In the disclaimers, I clarify that I haven’t gone off the rails and that I haven’t renounced or “shipwrecked” my faith, but that there are a bunch of things that I disagree with. Some methodological disagreements, some “both, and” and “yes, but” corrections that seek to pull a stance closer to center. In my mind, it’s not subjective nitpicking, and it’s not that everyone’s right and we’re just seeing different angles of God like looking at different faces of a diamond… it’s big enough that it feels moral to me. It feels the difference between right and wrong. It feels incomplete.

After the disclaimer, I go into the main argument.

I transition to how giving grace to the hearer means not being so explicit in communication and allowing yourself to be misunderstood. That gives someone the creative autonomy to think for themselves on what you’ve said. It could be messy, but it goes farther over time than spoon-feeding.

A different post talks about how trying to be so precise in our understanding of God’s love undermines it and removes all of the romance and feeling.

In this one, I was planning to write about how there are different ways to come to God and to relate to Him, and one’s not superior to another. You can relate to God as an authority figure, but you can also relate to Him as a friend who sympathizes with you in weakness. You can come to Him through questions and logic and reasoning or from fear of hell or from seeking comfort in a moment of need.

I would’ve talked about how the gospel is good news to people when it answers the questions that they’re asking in a medium that they can understand and even find naturally persuasive. And how we shouldn’t mistake or conflate personal cultural discrepancies with the inevitable and non-negotiable confrontations of the gospel.

I would’ve said something about trusting people and allowing them to grow and learn even if they mess things up, even if they are a liability. The apostles were doofuses, but Jesus still commissioned them and brought them along while they fumbled around. The early church was trying to get its act together too with the widows and the Gentiles.

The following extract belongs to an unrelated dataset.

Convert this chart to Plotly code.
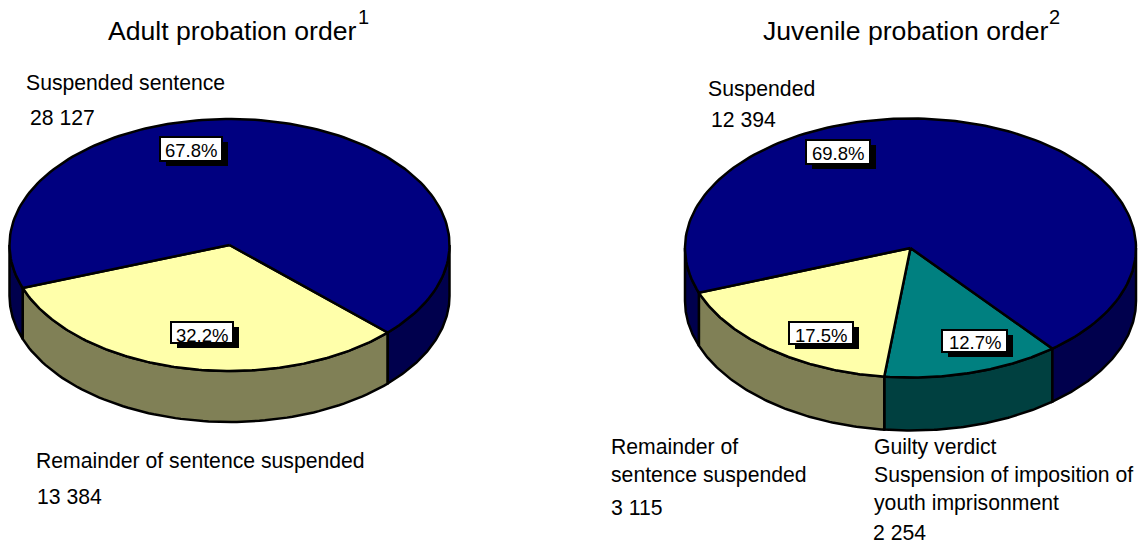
import numpy as np
import plotly.graph_objects as go

# values, clockwise from the first slice boundary
adult_labels = ['Remainder of sentence suspended', 'Suspended sentence']
adult_values = [13384, 28127]
adult_pcts = ['32.2%', '67.8%']

juvenile_labels = ['Guilty verdict', 'Remainder of sentence suspended', 'Suspended']
juvenile_values = [2254, 3115, 12394]
juvenile_pcts = ['12.7%', '17.5%', '69.8%']

FONT = 'Liberation Sans, Arial, sans-serif'
TOP_COLORS = {'Suspended sentence': '#000080', 'Suspended': '#000080',
              'Remainder of sentence suspended': '#FFFFAA', 'Guilty verdict': '#008080'}
SIDE_COLORS = {'Suspended sentence': '#00004D', 'Suspended': '#00004D',
               'Remainder of sentence suspended': '#808056', 'Guilty verdict': '#004040'}

fig = go.Figure()


def ellipse(cx, cy, rx, ry, deg):
    # angles are clockwise from 12 o'clock
    rad = np.radians(deg)
    return cx + rx * np.sin(rad), cy - ry * np.cos(rad)


def add_poly(x, y, color):
    fig.add_trace(go.Scatter(x=np.round(x, 2).tolist(), y=np.round(y, 2).tolist(), mode='lines', fill='toself',
                             fillcolor=color, line=dict(color='black', width=2.5),
                             hoverinfo='skip', showlegend=False))


def add_pie(labels, values, start, cx, cy, rx, ry, depth):
    edges = start + 360 * np.concatenate([[0], np.cumsum(values)]) / np.sum(values)

    # side walls first, only the front half of the disc shows
    for i, lab in enumerate(labels):
        for shift in (0, -360):
            a0 = max(edges[i] + shift, 90)
            a1 = min(edges[i + 1] + shift, 270)
            if a1 <= a0:
                continue
            ang = np.linspace(a0, a1, 80)
            x, y = ellipse(cx, cy, rx, ry, ang)
            add_poly(np.concatenate([x, x[::-1], x[:1]]),
                     np.concatenate([y, y[::-1] + depth, y[:1]]), SIDE_COLORS[lab])

    for i, lab in enumerate(labels):
        ang = np.linspace(edges[i], edges[i + 1], 160)
        x, y = ellipse(cx, cy, rx, ry, ang)
        add_poly(np.concatenate([[cx], x, [cx]]), np.concatenate([[cy], y, [cy]]), TOP_COLORS[lab])


add_pie(adult_labels, adult_values, 134, 229.5, 245, 220, 126, 51)
add_pie(juvenile_labels, juvenile_values, 141, 910.5, 248, 225.5, 129.5, 53)


def text(x, y, s, size=21.2, **kw):
    fig.add_annotation(x=x, y=y, text=s, showarrow=False, xanchor='left', yanchor='middle',
                       font=dict(family=FONT, size=size, color='black'), borderpad=0, **kw)


def pct_box(x0, y0, x1, y1, s, dy=0):
    fig.add_shape(type='rect', x0=x0 + 6, y0=y0 + 5, x1=x1 + 6, y1=y1 + 5,
                  fillcolor='black', line=dict(color='black', width=0))
    fig.add_shape(type='rect', x0=x0, y0=y0, x1=x1, y1=y1,
                  fillcolor='white', line=dict(color='black', width=2))
    fig.add_annotation(x=(x0 + x1) / 2, y=(y0 + y1) / 2 + dy, text=s, showarrow=False, borderpad=0,
                       font=dict(family=FONT, size=18.5, color='black'))


text(107, 31, 'Adult probation order', 26.6)
text(357, 17, '1', 20)
text(762, 31, 'Juvenile probation order', 26.6)
text(1048, 17, '2', 20)

text(24.5, 83, 'Suspended sentence')
text(28.5, 117, '28 127')
text(34.5, 461, 'Remainder of sentence suspended')
text(35.5, 496, '13 384')

text(706.5, 89, 'Suspended')
text(709.5, 119, '12 394')
text(609.5, 446, 'Remainder of')
text(609.5, 475, 'sentence suspended')
text(609.5, 507, '3 115')
text(872.5, 447, 'Guilty verdict')
text(872.5, 475, 'Suspension of imposition of')
text(872.5, 503, 'youth imprisonment')
# box kept short so it stays inside the page
text(871.5, 532, '2 254', height=18)

pct_box(160, 137, 222, 161, adult_pcts[1], 1)
pct_box(171, 322, 233, 343, adult_pcts[0], 2.5)
pct_box(806, 140, 870, 164, juvenile_pcts[2], 1)
pct_box(789, 322, 853, 344, juvenile_pcts[1], 2)
pct_box(942, 330, 1007, 352, juvenile_pcts[0], 1)

fig.update_xaxes(range=[0, 1139], visible=False, fixedrange=True)
fig.update_yaxes(range=[542, 0], visible=False, fixedrange=True)
fig.update_layout(width=1139, height=542, margin=dict(l=0, r=0, t=0, b=0),
                  paper_bgcolor='white', plot_bgcolor='white', showlegend=False)

# the page's default body margin would push the chart 8px off
fig.write_html('out.html', config={'displayModeBar': False},
               post_script="document.body.style.margin='0';")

The church needs its members to feel equipped and mobilized to use the gifts that they’ve received, so that the church can be built up into maturity. If the church members aren’t mobilized, the problem isn’t as easy as laziness. For a Chinese church priding itself on work ethic, I’d wish that laziness were the issue. It’s paralysis by high standards, a lack of support, promotion of a faith that is limited to the domain of the local church, and a culturally re-enforced fear of failure.

In none of these drafts do I go so far as to say “I miss you. I wish I was a part of your lives. I wish you understood that it felt like we lost everything. I wish you knew I swallowed all of my defenses because I didn’t want to cause trouble. I know you moved on, but I spent the last year thinking closure wouldn’t take that long, but now I’m worried it’ll never arrive.”

It’s hard for me. It feels wrong to me. I’m not reminiscing about the “good ol’ days” without replaying the arguments and the frustration. I gave up stuff I don’t think I should’ve given up. I perpetuated culture I wouldn’t promote anymore. And I wish it wasn’t part of me, but it still affects how I think about and talk to God, how I go to church, how I talk to people. I couldn’t get through my day without guilt. That’s not righteousness. That’s legalism.

I never finish the posts. They sit unpolished and unresolved in my Medium account.

Paul offers something. Tonight, it feels as impersonal as it does hopeful.

“If anyone is in Christ, he is a new creation. The old has passed away; behold, the new has come.” 2 Cor 5:17.